Starr: Liu "is exceptionally well-qualified to serve on the court of appeals." Starr, who investigated former President Bill Clinton, co-signed a March 19 letter  to Senate Judiciary Committee chairman Patrick Leahy (D-VT) that read: "[I]t is our privilege to speak to his qualifications and character, and to urge favorable action on his nomination." The letter continued: "Goodwin is a person of great intellect, accomplishment, and integrity, and he is exceptionally well-qualified to serve on the court of appeals."
Yoo: "[F]or a Democratic nominee, he's a very good choice." According to the Los Angeles Times, Yoo -- the Bush administration lawyer who authored the infamous torture memos -- said  of Liu's nomination: "[H]e's not someone a Republican president would pick, but for a Democratic nominee, he's a very good choice."

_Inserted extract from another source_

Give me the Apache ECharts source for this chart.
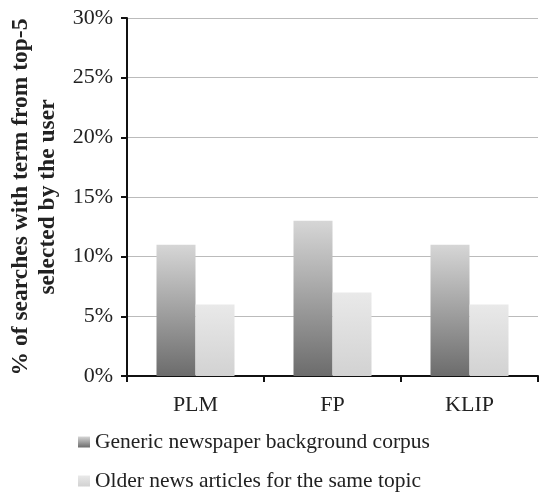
<!DOCTYPE html>
<html><head><meta charset="utf-8">
<script src="https://cdn.jsdelivr.net/npm/echarts@6/dist/echarts.min.js"></script>
<style>html,body{margin:0;padding:0;background:#fff}#c{width:540px;height:497px}</style>
</head><body><div id="c"></div>
<script>
const categories = ['PLM', 'FP', 'KLIP'];
const genericCorpus = [11, 13, 11];
const olderArticles = [6, 7, 6];
const seriesNames = ['Generic newspaper background corpus', 'Older news articles for the same topic'];

const font = '"Liberation Serif", "Times New Roman", serif';
const chart = echarts.init(document.getElementById('c'));
const grad = (a, b) => new echarts.graphic.LinearGradient(0, 0, 0, 1, [{offset: 0, color: a}, {offset: 1, color: b}]);
chart.setOption({
  animation: false,
  grid: {left: 127, right: 2, top: 18, bottom: 121, outerBoundsMode: 'none', containLabel: false},
  legend: {
    orient: 'vertical', left: 76, top: 429, height: 120, padding: 2, itemGap: 17,
    itemWidth: 12, itemHeight: 11, icon: 'rect',
    textStyle: {fontFamily: font, fontSize: 21.5, color: '#222'},
    data: seriesNames
  },
  xAxis: {
    type: 'category', data: categories,
    axisLine: {lineStyle: {color: '#111', width: 2}},
    axisTick: {show: true, length: 6, lineStyle: {color: '#111', width: 2}},
    axisLabel: {fontFamily: font, fontSize: 22, color: '#222', margin: 18}
  },
  yAxis: {
    type: 'value', min: 0, max: 30, interval: 5,
    name: '% of searches with term from top-5\nselected by the user',
    nameLocation: 'middle', nameGap: 59, nameRotate: 90,
    nameTextStyle: {fontFamily: font, fontSize: 23.5, fontWeight: 'bold', color: '#222', lineHeight: 27},
    axisLine: {show: true, lineStyle: {color: '#111', width: 2}},
    axisTick: {show: true, length: 6, lineStyle: {color: '#111', width: 2}},
    axisLabel: {fontFamily: font, fontSize: 22, color: '#222', formatter: '{value}%', margin: 14},
    splitLine: {lineStyle: {color: '#bbb', width: 1}}
  },
  series: [
    {name: seriesNames[0], type: 'bar', data: genericCorpus, barWidth: 39, barGap: '0%',
     itemStyle: {color: grad('#d6d6d6', '#6c6c6c')}},
    {name: seriesNames[1], type: 'bar', data: olderArticles, barWidth: 39,
     itemStyle: {color: grad('#e9e9e9', '#d2d2d2')}}
  ]
});
</script></body></html>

Bolick on Liu: "I strongly support his nomination." In a letter to Sen. Jon Kyl (R-AZ) about Liu's nomination to the Ninth Circuit, Goldwater Institute director Clint Bolick wrote : "Although Prof. Liu and I differ on some issues, I strongly support his nomination." Bolick continued: "Having reviewed several of his academic writings, I find Prof. Liu to exhibit fresh, independent thinking and intellectual honesty. He clearly possesses the scholarly credentials and experience to serve with distinction on this important court."
Guthrie: "More than an ideologue, I think he's a pragmatist." The Oakland Tribune reported  that Liu has also received support from James Guthrie, education policy studies director at the George W. Bush Institute in Dallas. According to the Tribune, Liu and Guthrie served together on a task force on school finance. The article reported that Guthrie said: "I suppose in many ways we were ideologically opposed but not on this. ... On this one issue of national citizenship and using it for leverage for a national system of finance, he was really my partner on that, we worked hard together on it and I liked him. ... More than an ideologue, I think he's a pragmatist."